Why is this distinction significant? Firstly, if reduced to a pragmatic means of ensuring cooperation between human beings, fictional gods and morals are validly equated with other evolutionary adaptations generated to ensure the fitness of the species across a diverse range of environments and conditions. Secondly, as pragmatic constructs of evolution, they are linked to the algorithms already mentioned that will be surpassed by more efficient ones as technology continues to advance. This means that morality will change radically, and possibly becomes irrelevant, depending upon the capacity of interconnected networks of agents, with vast processing power, to adapt to changing conditions in a collaborative way without the need for such fictions. Yet, if morality and religion were never held to be intersubjective fictions, but facts with truth conditions anchored in reality, then they cannot be ruled out so quickly as a range of facts subordinate to the physical, naturalistic facts, with a looming expiry date.

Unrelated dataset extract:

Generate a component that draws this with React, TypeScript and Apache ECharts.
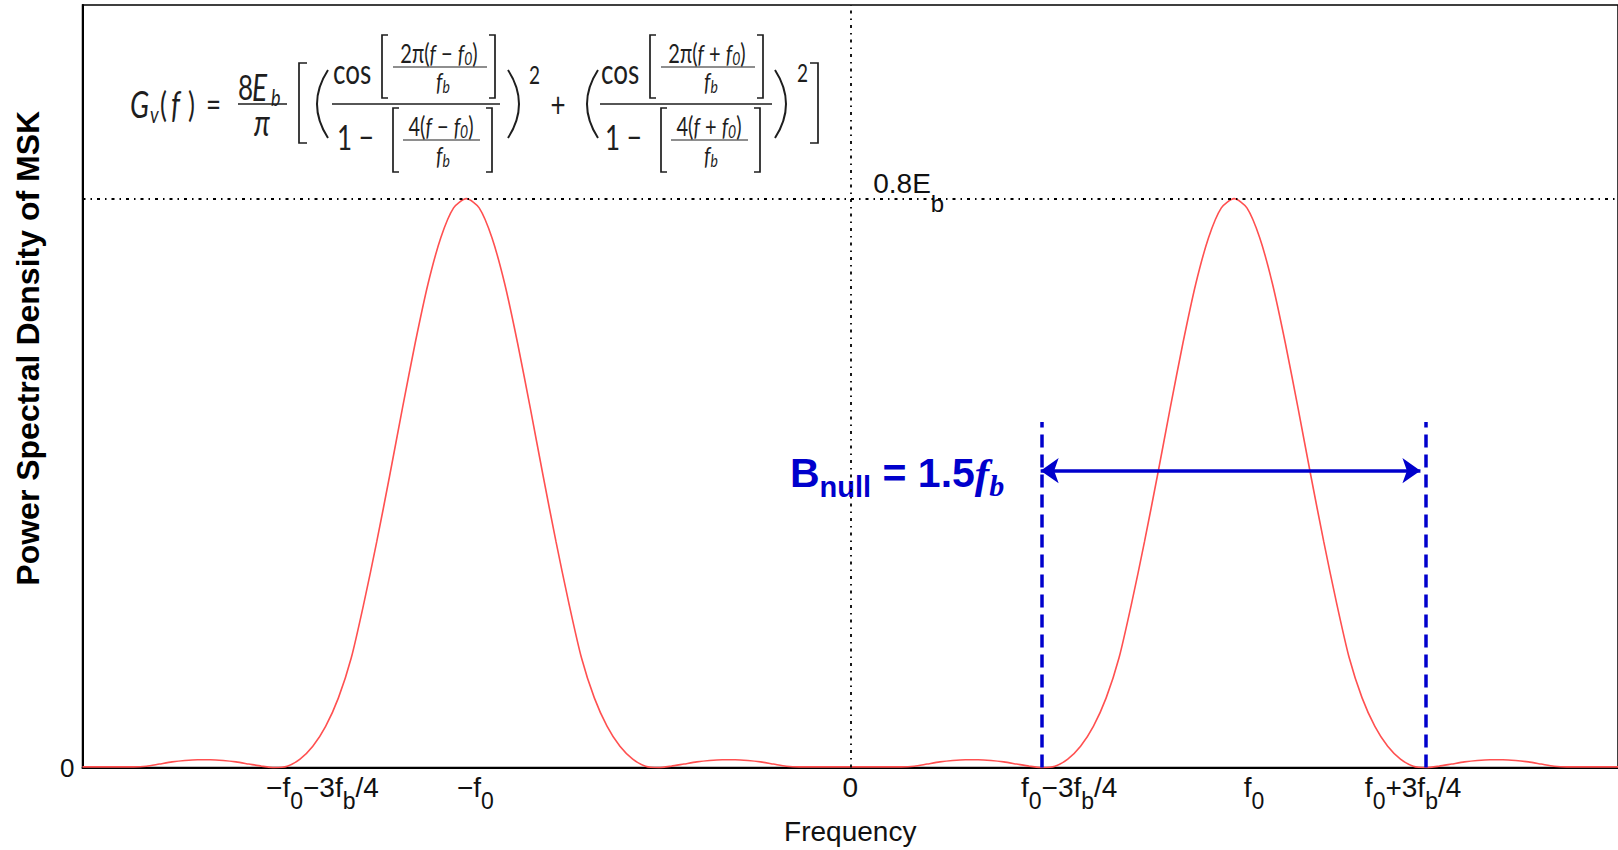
import React, { useEffect, useRef } from "react";
import * as echarts from "echarts";

// frequency grid (units of fb; f0 = 1.5 fb)
const freq = [
  -3.0, -2.95, -2.9, -2.85, -2.8, -2.75, -2.7, -2.65, -2.6, -2.55,
  -2.5, -2.45, -2.4, -2.35, -2.3, -2.25, -2.2, -2.15, -2.1, -2.05,
  -2.0, -1.95, -1.9, -1.85, -1.8, -1.75, -1.7, -1.65, -1.6, -1.55,
  -1.5, -1.45, -1.4, -1.35, -1.3, -1.25, -1.2, -1.15, -1.1, -1.05,
  -1.0, -0.95, -0.9, -0.85, -0.8, -0.75, -0.7, -0.65, -0.6, -0.55,
  -0.5, -0.45, -0.4, -0.35, -0.3, -0.25, -0.2, -0.15, -0.1, -0.05,
  0.0, 0.05, 0.1, 0.15, 0.2, 0.25, 0.3, 0.35, 0.4, 0.45,
  0.5, 0.55, 0.6, 0.65, 0.7, 0.75, 0.8, 0.85, 0.9, 0.95,
  1.0, 1.05, 1.1, 1.15, 1.2, 1.25, 1.3, 1.35, 1.4, 1.45,
  1.5, 1.55, 1.6, 1.65, 1.7, 1.75, 1.8, 1.85, 1.9, 1.95,
  2.0, 2.05, 2.1, 2.15, 2.2, 2.25, 2.3, 2.35, 2.4, 2.45,
  2.5, 2.55, 2.6, 2.65, 2.7, 2.75, 2.8, 2.85, 2.9, 2.95,
  3.0,
];

// power spectral density (units of Eb)
const psd = [
  0.001, 0.001, 0.001, 0.001, 0.001, 0.002, 0.005, 0.008, 0.010, 0.011,
  0.011, 0.010, 0.008, 0.005, 0.002, 0.000, 0.002, 0.012, 0.030, 0.058,
  0.098, 0.154, 0.232, 0.318, 0.410, 0.505, 0.597, 0.680, 0.745, 0.787,
  0.800, 0.787, 0.745, 0.680, 0.597, 0.505, 0.410, 0.318, 0.232, 0.154,
  0.098, 0.058, 0.030, 0.012, 0.002, 0.000, 0.002, 0.005, 0.008, 0.010,
  0.011, 0.011, 0.010, 0.008, 0.005, 0.002, 0.001, 0.001, 0.001, 0.001,
  0.001, 0.001, 0.001, 0.001, 0.001, 0.002, 0.005, 0.008, 0.010, 0.011,
  0.011, 0.010, 0.008, 0.005, 0.002, 0.000, 0.002, 0.012, 0.030, 0.058,
  0.098, 0.154, 0.232, 0.318, 0.410, 0.505, 0.597, 0.680, 0.745, 0.787,
  0.800, 0.787, 0.745, 0.680, 0.597, 0.505, 0.410, 0.318, 0.232, 0.154,
  0.098, 0.058, 0.030, 0.012, 0.002, 0.000, 0.002, 0.005, 0.008, 0.010,
  0.011, 0.011, 0.010, 0.008, 0.005, 0.002, 0.001, 0.001, 0.001, 0.001,
  0.001,
];

// x tick values and their labels (rich text: m = main, s = subscript)
const tickValues = [-2.25, -1.5, 0, 0.75, 1.5, 2.25];
const tickLabels = [
  "{p96| }{m|−f}{s|0}{m|−3f}{s|b}{m|/4}",
  "{p18| }{m|−f}{s|0}",
  "{m|0}",
  "{p54| }{m|f}{s|0}{m|−3f}{s|b}{m|/4}",
  "{p40| }{m|f}{s|0}",
  "{m|f}{s|0}{m|+3f}{s|b}{m|/4}{p26| }",
];

const yTickValues = [0];
const yTickLabels = ["0"];

const peakLevel = 0.8; // 0.8 Eb
const nullEdges = [0.75, 2.25]; // f0 - 3fb/4, f0 + 3fb/4
const nullMarkerTop = 0.486;
const arrowLevel = 0.4175;
const arrowTips = [0.744, 2.228];

const FF = '"Liberation Sans", Arial, Helvetica, sans-serif';
const FM = 'Lato, "Open Sans", "DejaVu Sans", sans-serif';
const INK = "#1e1e1e";
const BLUE = "#0000cc";
const SY = 1.3;
const M = 26;
const S = 20;

const FR: any = {
  n: { fontSize: M, fontFamily: FM, fill: INK },
  i: { fontSize: M, fontFamily: FM, fill: INK, fontStyle: "italic" },
  sn: { fontSize: S, fontFamily: FM, fill: INK },
  si: { fontSize: S, fontFamily: FM, fill: INK, fontStyle: "italic" },
  ss: { fontSize: 14, fontFamily: FM, fill: INK, fontStyle: "italic", padding: [8, 0, 0, 0] },
};

function tx(x: number, y: number, text: string, align = "left", size = M, italic = false): any {
  return {
    type: "text",
    x,
    y,
    scaleY: SY,
    silent: true,
    style: {
      text,
      rich: FR,
      align,
      verticalAlign: "middle",
      fill: INK,
      fontFamily: FM,
      fontSize: size,
      fontStyle: italic ? "italic" : "normal",
    },
  };
}
function bar(x1: number, x2: number, y: number, w = 1.3): any {
  return { type: "line", silent: true, shape: { x1, y1: y, x2, y2: y }, style: { stroke: INK, lineWidth: w } };
}
function bracket(xo: number, xi: number, y1: number, y2: number): any {
  return {
    type: "polyline",
    silent: true,
    shape: { points: [[xi, y1], [xo, y1], [xo, y2], [xi, y2]] },
    style: { stroke: INK, lineWidth: 1.7, fill: null },
  };
}
function paren(x: number, cpx: number, y1: number, y2: number): any {
  return {
    type: "bezierCurve",
    silent: true,
    shape: { x1: x, y1, x2: x, y2, cpx1: cpx, cpy1: (y1 + y2) / 2 },
    style: { stroke: INK, lineWidth: 2, fill: null },
  };
}

function formula(): any[] {
  const els: any[] = [
    tx(130, 104, "G", "left", 28, true),
    tx(150, 113, "v", "left", 18, true),
    tx(160, 104, "("),
    tx(171, 104, "f", "left", 28, true),
    tx(188, 104, ")"),
    tx(206, 104, "="),
    tx(238, 87, "8"),
    tx(252, 87, "E", "left", 28, true),
    tx(271, 96, "b", "left", 18, true),
    tx(262, 122, "π", "center", 28, true),
    bar(238, 287, 104),
    bracket(299, 307, 63, 143),
    bracket(818, 810, 63, 143),
  ];
  const term = (o: number, sign: string, x0: number, barEnd: number) => {
    els.push(
      tx(x0 + 1, 71, "cos"),
      bracket(o + 382, o + 388, 35, 98),
      bracket(o + 495, o + 489, 35, 98),
      tx(o + 439, 53, `{sn|2π(}{si|f}{sn| ${sign} }{si|f}{ss|0}{sn|)}`, "center"),
      bar(o + 393, o + 487, 67, 1.1),
      tx(o + 443, 81, "{si|f}{ss|b}", "center"),
      bar(x0, barEnd, 104),
      tx(x0 + 5, 137, "1 −"),
      bracket(o + 393, o + 399, 108, 172),
      bracket(o + 492, o + 486, 108, 172),
      tx(o + 441, 126, `{sn|4(}{si|f}{sn| ${sign} }{si|f}{ss|0}{sn|)}`, "center"),
      bar(o + 403, o + 480, 140, 1.1),
      tx(o + 443, 155, "{si|f}{ss|b}", "center")
    );
  };
  term(0, "−", 332, 500);
  term(268, "+", 600, 772);
  els.push(
    paren(328, 306, 70, 138),
    paren(508, 530, 70, 138),
    tx(529, 74, "2", "left", 19),
    tx(558, 104, "+", "center"),
    paren(598, 576, 70, 138),
    paren(775, 797, 70, 138),
    tx(797, 72, "2", "left", 19)
  );
  return els;
}

export default function App() {
  const ref = useRef<HTMLDivElement>(null);
  useEffect(() => {
    if (!ref.current) return;
    const chart = echarts.init(ref.current, null, { renderer: "svg" });
    const labelRich: any = {
      m: { fontSize: 28, fontFamily: FF, color: "#111", padding: [0, 0, 13, 0] },
      s: { fontSize: 23, fontFamily: FF, color: "#111", padding: [13, 0, 0, 0] },
      p96: { width: 96 },
      p18: { width: 18 },
      p54: { width: 54 },
      p40: { width: 40 },
      p26: { width: 26 },
    };
    const dashDot = { color: "#000", width: 1.8, type: [3, 5, 1.5, 5] as any };
    const blueDash = { color: BLUE, width: 3.5, type: [13, 7] as any };
    chart.setOption({
      animation: false,
      grid: {
        left: 82.5,
        right: -6.5,
        top: 5,
        bottom: 77,
        show: true,
        borderColor: "#000",
        borderWidth: 1.5,
        backgroundColor: "#fff",
      },
      xAxis: {
        type: "value",
        min: -3,
        max: 3,
        axisLine: { show: true, onZero: false, lineStyle: { color: "#000", width: 2 } },
        axisTick: { show: false },
        splitLine: { show: false },
        axisLabel: {
          customValues: tickValues,
          margin: 6,
          formatter: (v: number) => {
            const i = tickValues.findIndex((t) => Math.abs(t - v) < 1e-6);
            return i >= 0 ? tickLabels[i] : "";
          },
          rich: labelRich,
        },
        name: "Frequency",
        nameLocation: "middle",
        nameGap: 46,
        nameTextStyle: { fontSize: 28, fontFamily: FF, color: "#111" },
      },
      yAxis: {
        type: "value",
        min: 0,
        max: 1.0723,
        axisLine: { show: true, onZero: false, lineStyle: { color: "#000", width: 2 } },
        axisTick: { show: false },
        splitLine: { show: false },
        axisLabel: {
          customValues: yTickValues,
          margin: 8,
          fontSize: 26,
          fontFamily: FF,
          color: "#111",
          formatter: (v: number) => {
            const i = yTickValues.findIndex((t) => Math.abs(t - v) < 1e-6);
            return i >= 0 ? yTickLabels[i] : "";
          },
        },
        name: "Power Spectral Density of MSK",
        nameLocation: "middle",
        nameGap: 39,
        nameTextStyle: {
          fontSize: 32,
          fontWeight: "bold",
          fontFamily: FF,
          color: "#000",
          padding: [0, 0, 0, 76],
        },
      },
      series: [
        {
          type: "line",
          data: freq.map((f, i) => [f, psd[i]]),
          showSymbol: false,
          smooth: 0.25,
          lineStyle: { color: "#ff5050", width: 1.6 },
          silent: true,
          markLine: {
            silent: true,
            symbol: "none",
            symbolSize: [19, 18],
            label: { show: false },
            emphasis: { disabled: true },
            data: [
              { yAxis: peakLevel, lineStyle: dashDot },
              { xAxis: 0, lineStyle: dashDot },
              [
                { coord: [nullEdges[0], 0], lineStyle: blueDash },
                { coord: [nullEdges[0], nullMarkerTop] },
              ],
              [
                { coord: [nullEdges[1], 0], lineStyle: blueDash },
                { coord: [nullEdges[1], nullMarkerTop] },
              ],
              [
                { coord: [arrowTips[0], arrowLevel], symbol: "arrow", lineStyle: { color: BLUE, width: 3.5, type: "solid" } },
                { coord: [arrowTips[1], arrowLevel], symbol: "arrow" },
              ],
            ],
          },
        },
      ],
    });

    const pPeak = chart.convertToPixel({ gridIndex: 0 }, [0, peakLevel]) as number[];
    const pNull = chart.convertToPixel({ gridIndex: 0 }, [nullEdges[0], arrowLevel]) as number[];
    chart.setOption({
      graphic: [
        ...formula(),
        {
          type: "text",
          x: pPeak[0] + 23,
          y: pPeak[1] - 5.5,
          silent: true,
          style: {
            text: "{m|0.8E}{s|b}",
            align: "left",
            verticalAlign: "middle",
            rich: {
              m: { fontSize: 28, fontFamily: FF, fill: "#111", padding: [0, 0, 20, 0] },
              s: { fontSize: 24, fontFamily: FF, fill: "#111", padding: [20, 0, 0, 0] },
            },
          },
        },
        {
          type: "text",
          x: pNull[0] - 38,
          y: pNull[1] + 9.5,
          silent: true,
          style: {
            text: "{B|B}{bs|null}{B| = 1.5}{f|f}{fs|b}",
            align: "right",
            verticalAlign: "middle",
            rich: {
              B: { fontSize: 41, fontWeight: "bold", fontFamily: FF, fill: BLUE, padding: [0, 0, 14, 0] },
              bs: { fontSize: 29, fontWeight: "bold", fontFamily: FF, fill: BLUE, padding: [14, 0, 0, 0] },
              f: { fontSize: 43, fontWeight: "bold", fontStyle: "italic", fontFamily: '"Liberation Serif", serif', fill: BLUE, padding: [0, 0, 14, 0] },
              fs: { fontSize: 30, fontWeight: "bold", fontStyle: "italic", fontFamily: '"Liberation Serif", serif', fill: BLUE, padding: [10, 0, 0, 0] },
            },
          },
        },
      ],
    });
    return () => chart.dispose();
  }, []);
  return (
    <div
      ref={ref}
      style={{ position: "absolute", left: 0, top: 0, width: 1618, height: 850, background: "#fff" }}
    />
  );
}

Indeed, moral and other normative facts might persist as a domain of fact that such a reductive, scientifically-informed view of the world continues to leave out due to its inability to explain them. In this regard, it is interesting to note the tone with which Harari discusses the plight of animals due to intensive farming methods. His concern for their suffering is obvious, and yet there is nothing in the coming evolution of life and information flows that guarantees that the fiction of morality, if it persists at all, will take a form to preclude the suffering of “lower” forms of life. If anything, the opposite seems more likely, albeit for reasons that diverge from the enjoyment of deriving nourishment from the consumption of animal flesh.

If we are honest, we will admit that we still believe in moral facts as brute facts that would survive the end of the human race as we know it. Even if we claim otherwise, these beliefs still play the functional role of brute and absolute fact in the way that they motivate both action, and feelings such as anger and shame. If that is the case, then it does seem that Harari’s account of morality, and even religion, as intersubjective fiction is just an overly reductive view leaving something out that it cannot explain.

Of course, one of the claims of this blog has been that morality and normativity more generally are conceptually dependent upon inevitable consequences that can only be provided by an omnipotent person capable of suspending or varying the current natural laws. Thus, instead of seeking to become Homo Deus, an alternative might still be to reconsider the most plausible candidates for revelations of a truly cosmological Deus as the source of purpose and meaning that transcends mere fictions of social expediency.